4. This momentous conclusion about God’s self-disclosure in Christ is, so to speak, articulated into its various meanings and aspects in the Epistle, and its grounds are recorded in the Gospel The grounds consist in a temporary experience of a few men extending over a few years; but the experience of divine fellowship, into which the original witnesses were thus admitted, is to be permanent, and it is the function of the Church, or of the Holy Spirit in the Church, both to declare it and to perpetuate it. This is what St. John means when, some sixty years after the Resurrection, he expresses his desire to admit to the full apostolic fellowship those for whom he is now writing. The world in which St. John was now living was utterly different from the Jewish world of his youth. He was at Ephesus, not at Jerusalem or in Galilee. And Ephesus Greek and Asiatic, was as different as could be from the towns of Galilee or from Jerusalem. None the less, the old apostolic fellowship is as fully meant for his present associates as for those of old times. The Church of Jesus Christ is to bear its old witness in new surroundings; it is to exhibit a human fellowship into which all men are to be made welcome (“that ye may have fellowship with us”); and therein to make the glorious discovery that the human fellowship into which they have been admitted is also divine — “yea, and our fellowship is with the Father, and with his Son Jesus Christ.’’ The distinctive note of St. John’s mysticism, as has been already remarked, is that it is an internal intuition of spiritual truth based upon and moulded by external experiences or facts.

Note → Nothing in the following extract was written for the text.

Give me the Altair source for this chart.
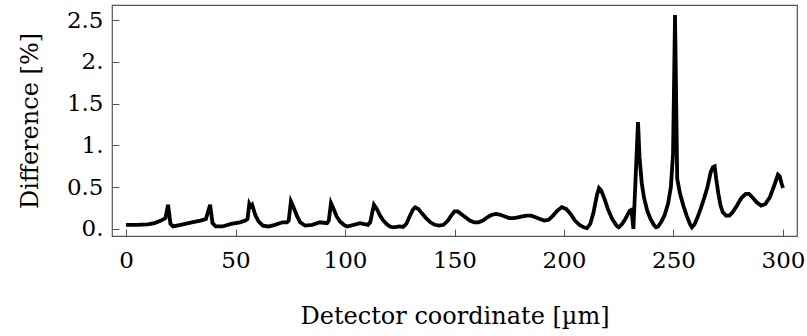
import altair as alt
import pandas as pd

xs = [0, 5, 10, 13, 16, 18, 19.2, 20.3, 21.5, 25, 30, 34, 36.5, 38.4, 39.5, 41, 44, 48, 52,
      54.5, 55.5, 56.3, 56.9, 57.6, 59, 60.5, 62.5, 65, 68, 71.5, 73.5, 74.3, 75.3, 76.5, 78,
      79.5, 81.7, 85, 88.6, 91.8, 92.6, 93.6, 94.8, 96.2, 97.7, 99.5, 100.9, 104, 106.8,
      110.5, 111.5, 113.2, 114.5, 116, 117.5, 119, 120.5, 122, 123.5, 125, 126.5, 128, 129.5,
      131, 132, 133.5, 135, 137, 139, 141, 143, 145, 147, 148.5, 150, 151.5, 153, 155, 157,
      159, 161, 163, 165, 167, 169, 171, 173, 175, 177, 179, 181, 183, 185, 187, 189, 191,
      193, 195, 197, 199, 201, 203, 205, 207, 209, 210.5, 212, 213.5, 215, 216, 217, 218.5,
      220, 222, 224, 225, 226.5, 228, 230, 230.8, 231.7, 233.8, 234.5, 235.5, 236.5, 238,
      239.5, 241, 242, 243, 244.5, 246, 247.5, 248.8, 249.8, 250.7, 251.7, 253, 254.5, 256,
      257.5, 258.4, 259.5, 261, 262.5, 264, 265.5, 267, 268, 268.8, 269.5, 270.5, 271.5,
      272.5, 274, 275.5, 277, 279, 281, 283, 284.5, 286, 288, 290, 292, 294, 296, 297.7,
      298.5, 299.3, 300]
ys = [0.05, 0.05, 0.055, 0.07, 0.1, 0.13, 0.29, 0.06, 0.03, 0.05, 0.08, 0.1, 0.12, 0.29,
      0.07, 0.03, 0.03, 0.06, 0.08, 0.1, 0.12, 0.3, 0.27, 0.29, 0.17, 0.09, 0.04, 0.03, 0.05,
      0.08, 0.08, 0.1, 0.33, 0.26, 0.16, 0.08, 0.04, 0.05, 0.08, 0.07, 0.1, 0.31, 0.24, 0.15,
      0.09, 0.05, 0.03, 0.05, 0.07, 0.05, 0.08, 0.29, 0.24, 0.16, 0.1, 0.06, 0.03, 0.02,
      0.025, 0.03, 0.025, 0.06, 0.15, 0.23, 0.26, 0.24, 0.19, 0.13, 0.08, 0.05, 0.04, 0.05,
      0.1, 0.16, 0.21, 0.21, 0.18, 0.14, 0.1, 0.08, 0.08, 0.1, 0.14, 0.17, 0.18, 0.17, 0.15,
      0.13, 0.13, 0.14, 0.15, 0.16, 0.16, 0.14, 0.12, 0.1, 0.11, 0.16, 0.22, 0.26, 0.24,
      0.18, 0.1, 0.05, 0.02, 0.01, 0.06, 0.2, 0.4, 0.49, 0.46, 0.36, 0.24, 0.12, 0.04, 0.02,
      0.06, 0.12, 0.22, 0.23, 0.0, 1.28, 0.85, 0.55, 0.38, 0.22, 0.12, 0.05, 0.02, 0.03,
      0.09, 0.17, 0.3, 0.5, 0.9, 2.56, 0.6, 0.42, 0.28, 0.16, 0.06, 0.02, 0.05, 0.14, 0.25,
      0.37, 0.5, 0.68, 0.74, 0.75, 0.6, 0.42, 0.28, 0.2, 0.16, 0.16, 0.2, 0.28, 0.37, 0.42,
      0.42, 0.38, 0.32, 0.28, 0.3, 0.38, 0.52, 0.65, 0.63, 0.55, 0.49]

x_ticks = [0, 50, 100, 150, 200, 250, 300]
y_ticks = [0, 0.5, 1, 1.5, 2, 2.5]

df = pd.DataFrame({"x": xs, "y": ys})

FONT = "DejaVu Serif, serif"

chart = alt.Chart(df).mark_line(color="black", strokeWidth=3.8, clip=True).encode(
    x=alt.X("x:Q",
            scale=alt.Scale(domain=[-6.4, 306.4], nice=False, zero=False),
            axis=alt.Axis(values=x_ticks, title="Detector coordinate [µm]",
                          grid=False, domain=False, tickSize=7, offset=-7,
                          tickColor="#555", labelPadding=13, labelFontSize=23,
                          labelFont=FONT, labelColor="black", titleFont=FONT,
                          titleFontSize=24, titleFontWeight="normal",
                          titleColor="black", titlePadding=32, labelFlush=False)),
    y=alt.Y("y:Q",
            scale=alt.Scale(domain=[-0.084, 2.68], nice=False, zero=False),
            axis=alt.Axis(values=y_ticks, title="Difference [%]",
                          labelExpr="datum.value % 1 == 0 ? format(datum.value, '.0f') + '.' : format(datum.value, '.1f')",
                          grid=False, domain=False, tickSize=7, offset=-7,
                          tickColor="#555", labelPadding=9, labelFontSize=23,
                          labelFont=FONT, labelColor="black", titleFont=FONT,
                          titleFontSize=24, titleFontWeight="normal",
                          titleColor="black", titlePadding=24, labelFlush=False)),
).properties(
    width=685, height=231,
    autosize=alt.AutoSizeParams(type="none"),
    padding={"left": 112, "top": 5, "right": 10, "bottom": 100},
).configure_view(stroke="#555", strokeWidth=1.2)

chart.save("out.html", embed_options={"renderer": "svg", "actions": False})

It can, therefore, be a corporate and not merely individual conviction, because the facts were common to all. It can be the conviction of a whole society; and it is only through fellowship in the society that the witness to the facts can be realized in its true meaning. Thus the comment of the Venerable Bede — cited by Westcott — is noticeable: “Blessed John shows plainly that all who desire to have fellowship with God should first be united to the fellowship of the Church/’ St. John or St. Paul would hardly have understood our latter-day fear of “putting the Church in place of Christ.” We must indeed recognize with all sadness how the sins and shortcomings of the Church — in a word, its worldliness — have led to this fear and in great measure justified it. But, as I say, St. John and St. Paul would hardly have understood it. For what is the Church but the human fellowship in which, by the Spirit, Christ is found — what it but His body? And how can you put the body in place of the person? or how can the fellowship of God be realized except in the brotherhood of men — the particular brotherhood which He has appointed as its instrument?

5. I cannot doubt that some of those whom I should most wish to help to feel the force of St. John’s witness will say, on studying the opening words of his Epistle, that they are not ready for it — that its assumptions are too many or too great for them. I would remind such hesitating believers that St. John’s witness is the result of a prolonged experience, of which he is here contributing to us the conclusion. The grounds of this conclusion are to be found in the Gospels taken together. It is a question for examination whether those Gospels do really give an authentic account of the apostolic testimony, and whether, if so, that testimony can be accepted as true. But the study of this Epistle can do much for us, even before we have reached the solid ground of Christian conviction. It can make us feel how truly the Christian conviction is a message of life, and how deep and enduring its answer is to the profoundest needs and questionings of men. And it is in this spirit that I would invite still sceptical minds to the thoughtful and, if it may be prayerful consideration of its contents.